Shape is the predominant cue for object recognition in visual perception. Though many studies have demonstrated the psychological importance of shape information, much remains unknown about how the visual system forms representations of shape. Shape representations are unlikely to be a literal recording of an object’s boundary. Rather, representations of shape are abstract in that they encode relations between parts, are economical, selectively encoding information present in the physical stimulus, and are invariant to 2D transformations and changes to the properties of local elements.

In this dissertation, I examine evidence for the theory that representations of shapes are formed by partitioning a contour into regions of similar curvature and representing segments with a single curvature value. I first develop a computational model for how contours could be recoded abstractly as sets of constant curvature segments. I experimentally tested two free parameters in the model and then tested the model’s ability to predict the perceptual difference between pairs of shapes. In Chapter 2, I showed how the visual system could encode constant curvature representations of shape from activations of oriented luminance contrast detectors in early vision, bridging a theoretical gap between subsymbolic activations that are responsive to light energy and symbolic representations that are concerned with objects, contours, and surfaces.

In Chapters 3 and 4, I applied the constant curvature theory to two interesting domains of shape perception. First, I tested how and why people encode shape representations from arrays of unconnected dots.

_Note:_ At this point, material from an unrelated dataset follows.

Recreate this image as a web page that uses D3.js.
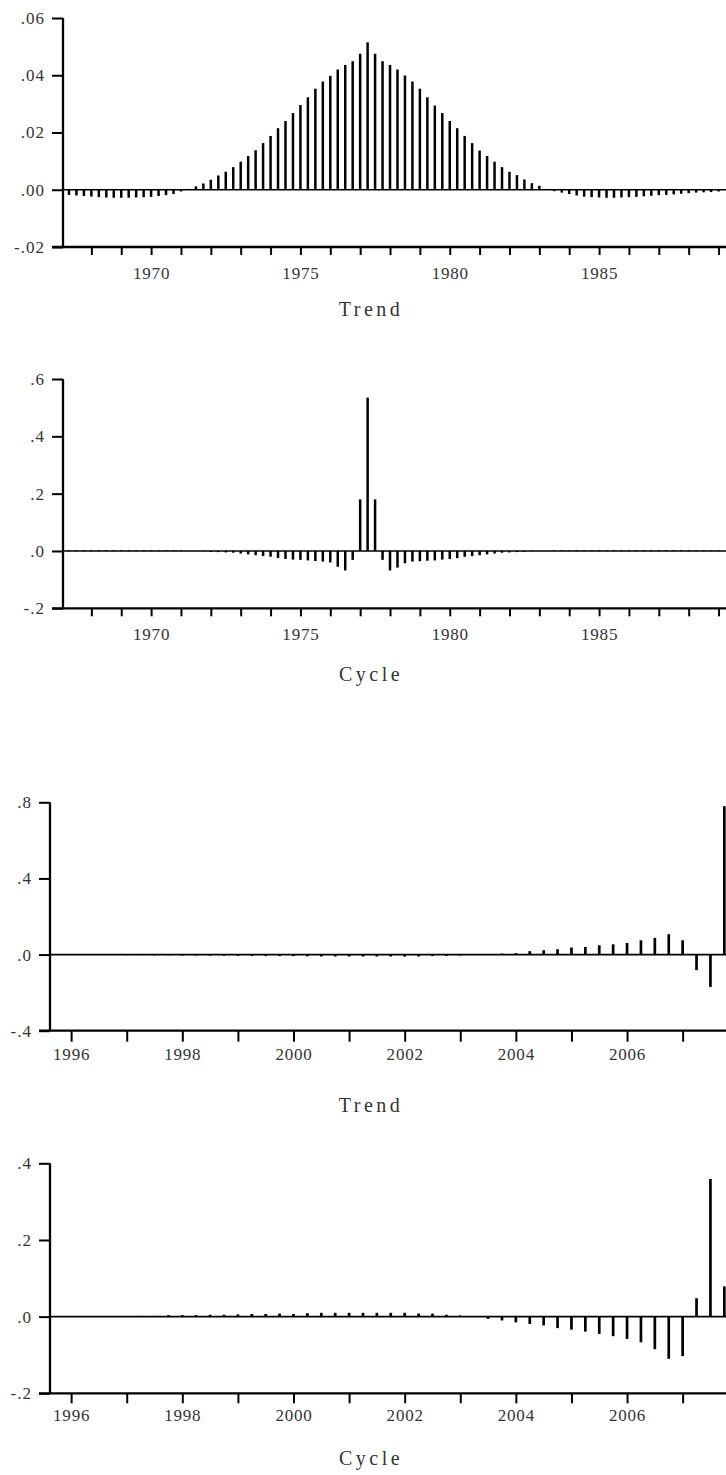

Consistent with the constant curvature theory of shape, dot arrays that were perceived to have curvilinear contours were more easily represented as shapes than dot arrays perceived to have straight edges joined at corners. In Chapter 4, I studied shapes with both global form and high frequency local contour features. Evidence was found for a hypothesis that local and global contour features are encoded independently and in separate systems. In this theory, global features are extracted from large curvature detectors and described in detail while local contour features are extracted from small curvature detectors and encoded with a few descriptive statistics rather than as individual features.